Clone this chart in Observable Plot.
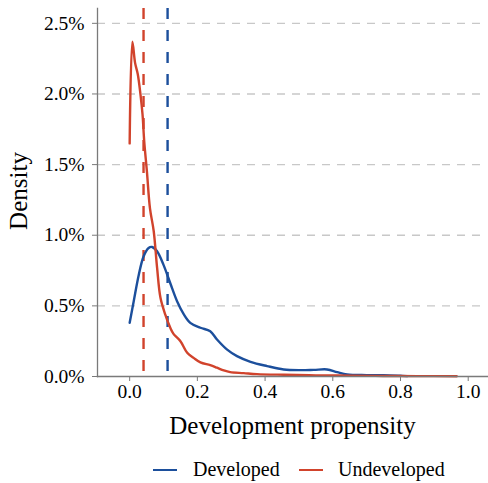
<!DOCTYPE html>
<html>
<head>
<meta charset="utf-8">
<script src="https://cdn.jsdelivr.net/npm/d3@7"></script>
<script src="https://cdn.jsdelivr.net/npm/@observablehq/plot@0.6"></script>
<style>
  body { margin: 0; background: #fff; font-family: "Liberation Serif", serif; }
  #wrap { position: relative; width: 488px; height: 483px; }
  #legend { position: absolute; left: 0; top: 445px; width: 488px; height: 38px; font-size: 20px; color: #000; }
  .key { position: absolute; height: 2.6px; top: 23.5px; }
  .lab { position: absolute; top: 11px; line-height: 26px; }
</style>
</head>
<body>
<div id="wrap">
  <div id="chart"></div>
  <div id="legend"></div>
</div>
<script>
// Density of development propensity, by parcel status
const series = ["Developed", "Undeveloped"];
const colors = ["#1c4f9c", "#d1432c"];

const developedX = [0, 0.012, 0.027, 0.041, 0.056, 0.066, 0.081, 0.1, 0.12, 0.14, 0.16, 0.179, 0.209, 0.238, 0.258, 0.288, 0.317, 0.357, 0.406, 0.455, 0.504, 0.544, 0.583, 0.613, 0.642, 0.7, 0.75, 0.8, 0.82];
const developedY = [0.38, 0.533, 0.72, 0.85, 0.91, 0.917, 0.887, 0.79, 0.66, 0.533, 0.44, 0.38, 0.345, 0.32, 0.262, 0.19, 0.144, 0.104, 0.074, 0.05, 0.045, 0.047, 0.05, 0.031, 0.015, 0.01, 0.009, 0.005, 0.003];

const undevelopedX = [0, 0.008, 0.016, 0.024, 0.032, 0.038, 0.043, 0.051, 0.06, 0.071, 0.081, 0.091, 0.105, 0.12, 0.13, 0.15, 0.17, 0.189, 0.209, 0.238, 0.258, 0.278, 0.297, 0.337, 0.376, 0.455, 0.55, 0.65, 0.75, 0.85, 0.966];
const undevelopedY = [1.65, 2.37, 2.22, 2.14, 1.995, 1.855, 1.665, 1.45, 1.19, 1.03, 0.77, 0.557, 0.44, 0.345, 0.3, 0.25, 0.168, 0.132, 0.1, 0.08, 0.062, 0.043, 0.031, 0.024, 0.017, 0.012, 0.008, 0.006, 0.004, 0.003, 0.002];

// group means (dashed verticals)
const means = [0.112, 0.041];

const xTicks = [0, 0.2, 0.4, 0.6, 0.8, 1.0];
const yTicks = [0, 0.005, 0.01, 0.015, 0.02, 0.025];

const rows = [
  ...developedX.map((x, i) => ({status: series[0], x, y: developedY[i] / 100})),
  ...undevelopedX.map((x, i) => ({status: series[1], x, y: undevelopedY[i] / 100}))
];
const meanRows = series.map((s, i) => ({status: s, x: means[i]}));

const axisGray = "#7a7a7a";
const serif = "Liberation Serif";
const fmtX = d3.format(".1f");
const fmtY = d3.format(".1%");

const chart = Plot.plot({
  width: 488,
  height: 445,
  marginLeft: 97,
  marginRight: 1,
  marginTop: 8,
  marginBottom: 69,
  style: {fontFamily: serif, fontSize: "19.5px", color: "#000", background: "#fff", overflow: "visible"},
  x: {domain: [-0.095, 1.057]},
  y: {domain: [0, 0.02605]},
  color: {domain: series, range: colors},
  marks: [
    Plot.gridY(yTicks.slice(1), {stroke: "#c8c8c8", strokeOpacity: 1, strokeWidth: 1.4, strokeDasharray: "8,7"}),
    Plot.ruleX(meanRows, {x: "x", stroke: "status", strokeWidth: 2.4, strokeDasharray: "11,11"}),
    Plot.line(rows, {x: "x", y: "y", z: "status", stroke: "status", strokeWidth: 2.4, curve: "catmull-rom"}),
    Plot.frame({anchor: "left", stroke: axisGray, strokeWidth: 1.3}),
    Plot.frame({anchor: "bottom", stroke: axisGray, strokeWidth: 1.3}),
    // tick marks
    Plot.axisX(xTicks, {tickSize: 5, stroke: axisGray, tickFormat: () => "", label: null}),
    Plot.axisY(yTicks, {tickSize: 5, stroke: axisGray, tickFormat: () => "", label: null}),
    // tick labels
    Plot.text(xTicks, {x: d => d, text: fmtX, frameAnchor: "bottom", dy: 15, lineAnchor: "middle", fontFamily: serif, fontSize: 19.5, fill: "#000"}),
    Plot.text(yTicks, {y: d => d, text: fmtY, frameAnchor: "left", dx: -13, textAnchor: "end", lineAnchor: "middle", fontFamily: serif, fontSize: 19.5, fill: "#000"}),
    Plot.text(["Development propensity"], {frameAnchor: "bottom", dy: 49, fontSize: 25, fontFamily: serif, fill: "#000", lineAnchor: "middle"})
  ]
});
document.getElementById("chart").appendChild(chart);

// y axis title, rotated along the left edge
d3.select(chart).append("text")
  .attr("transform", "translate(27,191) rotate(-90)")
  .attr("text-anchor", "middle")
  .attr("font-family", serif)
  .attr("font-size", 25)
  .attr("fill", "#000")
  .text("Density");

// legend below the plot
const legend = document.getElementById("legend");
const keyLeft = [153, 299];
const labLeft = [193, 338];
series.forEach((s, i) => {
  const k = document.createElement("div");
  k.className = "key";
  k.style.left = keyLeft[i] + "px";
  k.style.width = "24px";
  k.style.background = colors[i];
  legend.appendChild(k);
  const t = document.createElement("div");
  t.className = "lab";
  t.style.left = labLeft[i] + "px";
  t.textContent = s;
  legend.appendChild(t);
});
</script>
</body>
</html>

======

GIVEN INSTRUCTION: All the lines above are to be given again exactly as they read, with the pictures removed.

TASK RESPONSE:
Clone this chart in Observable Plot.
<!DOCTYPE html>
<html>
<head>
<meta charset="utf-8">
<script src="https://cdn.jsdelivr.net/npm/d3@7"></script>
<script src="https://cdn.jsdelivr.net/npm/@observablehq/plot@0.6"></script>
<style>
  body { margin: 0; background: #fff; font-family: "Liberation Serif", serif; }
  #wrap { position: relative; width: 488px; height: 483px; }
  #legend { position: absolute; left: 0; top: 445px; width: 488px; height: 38px; font-size: 20px; color: #000; }
  .key { position: absolute; height: 2.6px; top: 23.5px; }
  .lab { position: absolute; top: 11px; line-height: 26px; }
</style>
</head>
<body>
<div id="wrap">
  <div id="chart"></div>
  <div id="legend"></div>
</div>
<script>
// Density of development propensity, by parcel status
const series = ["Developed", "Undeveloped"];
const colors = ["#1c4f9c", "#d1432c"];

const developedX = [0, 0.012, 0.027, 0.041, 0.056, 0.066, 0.081, 0.1, 0.12, 0.14, 0.16, 0.179, 0.209, 0.238, 0.258, 0.288, 0.317, 0.357, 0.406, 0.455, 0.504, 0.544, 0.583, 0.613, 0.642, 0.7, 0.75, 0.8, 0.82];
const developedY = [0.38, 0.533, 0.72, 0.85, 0.91, 0.917, 0.887, 0.79, 0.66, 0.533, 0.44, 0.38, 0.345, 0.32, 0.262, 0.19, 0.144, 0.104, 0.074, 0.05, 0.045, 0.047, 0.05, 0.031, 0.015, 0.01, 0.009, 0.005, 0.003];

const undevelopedX = [0, 0.008, 0.016, 0.024, 0.032, 0.038, 0.043, 0.051, 0.06, 0.071, 0.081, 0.091, 0.105, 0.12, 0.13, 0.15, 0.17, 0.189, 0.209, 0.238, 0.258, 0.278, 0.297, 0.337, 0.376, 0.455, 0.55, 0.65, 0.75, 0.85, 0.966];
const undevelopedY = [1.65, 2.37, 2.22, 2.14, 1.995, 1.855, 1.665, 1.45, 1.19, 1.03, 0.77, 0.557, 0.44, 0.345, 0.3, 0.25, 0.168, 0.132, 0.1, 0.08, 0.062, 0.043, 0.031, 0.024, 0.017, 0.012, 0.008, 0.006, 0.004, 0.003, 0.002];

// group means (dashed verticals)
const means = [0.112, 0.041];

const xTicks = [0, 0.2, 0.4, 0.6, 0.8, 1.0];
const yTicks = [0, 0.005, 0.01, 0.015, 0.02, 0.025];

const rows = [
  ...developedX.map((x, i) => ({status: series[0], x, y: developedY[i] / 100})),
  ...undevelopedX.map((x, i) => ({status: series[1], x, y: undevelopedY[i] / 100}))
];
const meanRows = series.map((s, i) => ({status: s, x: means[i]}));

const axisGray = "#7a7a7a";
const serif = "Liberation Serif";
const fmtX = d3.format(".1f");
const fmtY = d3.format(".1%");

const chart = Plot.plot({
  width: 488,
  height: 445,
  marginLeft: 97,
  marginRight: 1,
  marginTop: 8,
  marginBottom: 69,
  style: {fontFamily: serif, fontSize: "19.5px", color: "#000", background: "#fff", overflow: "visible"},
  x: {domain: [-0.095, 1.057]},
  y: {domain: [0, 0.02605]},
  color: {domain: series, range: colors},
  marks: [
    Plot.gridY(yTicks.slice(1), {stroke: "#c8c8c8", strokeOpacity: 1, strokeWidth: 1.4, strokeDasharray: "8,7"}),
    Plot.ruleX(meanRows, {x: "x", stroke: "status", strokeWidth: 2.4, strokeDasharray: "11,11"}),
    Plot.line(rows, {x: "x", y: "y", z: "status", stroke: "status", strokeWidth: 2.4, curve: "catmull-rom"}),
    Plot.frame({anchor: "left", stroke: axisGray, strokeWidth: 1.3}),
    Plot.frame({anchor: "bottom", stroke: axisGray, strokeWidth: 1.3}),
    // tick marks
    Plot.axisX(xTicks, {tickSize: 5, stroke: axisGray, tickFormat: () => "", label: null}),
    Plot.axisY(yTicks, {tickSize: 5, stroke: axisGray, tickFormat: () => "", label: null}),
    // tick labels
    Plot.text(xTicks, {x: d => d, text: fmtX, frameAnchor: "bottom", dy: 15, lineAnchor: "middle", fontFamily: serif, fontSize: 19.5, fill: "#000"}),
    Plot.text(yTicks, {y: d => d, text: fmtY, frameAnchor: "left", dx: -13, textAnchor: "end", lineAnchor: "middle", fontFamily: serif, fontSize: 19.5, fill: "#000"}),
    Plot.text(["Development propensity"], {frameAnchor: "bottom", dy: 49, fontSize: 25, fontFamily: serif, fill: "#000", lineAnchor: "middle"})
  ]
});
document.getElementById("chart").appendChild(chart);

// y axis title, rotated along the left edge
d3.select(chart).append("text")
  .attr("transform", "translate(27,191) rotate(-90)")
  .attr("text-anchor", "middle")
  .attr("font-family", serif)
  .attr("font-size", 25)
  .attr("fill", "#000")
  .text("Density");

// legend below the plot
const legend = document.getElementById("legend");
const keyLeft = [153, 299];
const labLeft = [193, 338];
series.forEach((s, i) => {
  const k = document.createElement("div");
  k.className = "key";
  k.style.left = keyLeft[i] + "px";
  k.style.width = "24px";
  k.style.background = colors[i];
  legend.appendChild(k);
  const t = document.createElement("div");
  t.className = "lab";
  t.style.left = labLeft[i] + "px";
  t.textContent = s;
  legend.appendChild(t);
});
</script>
</body>
</html>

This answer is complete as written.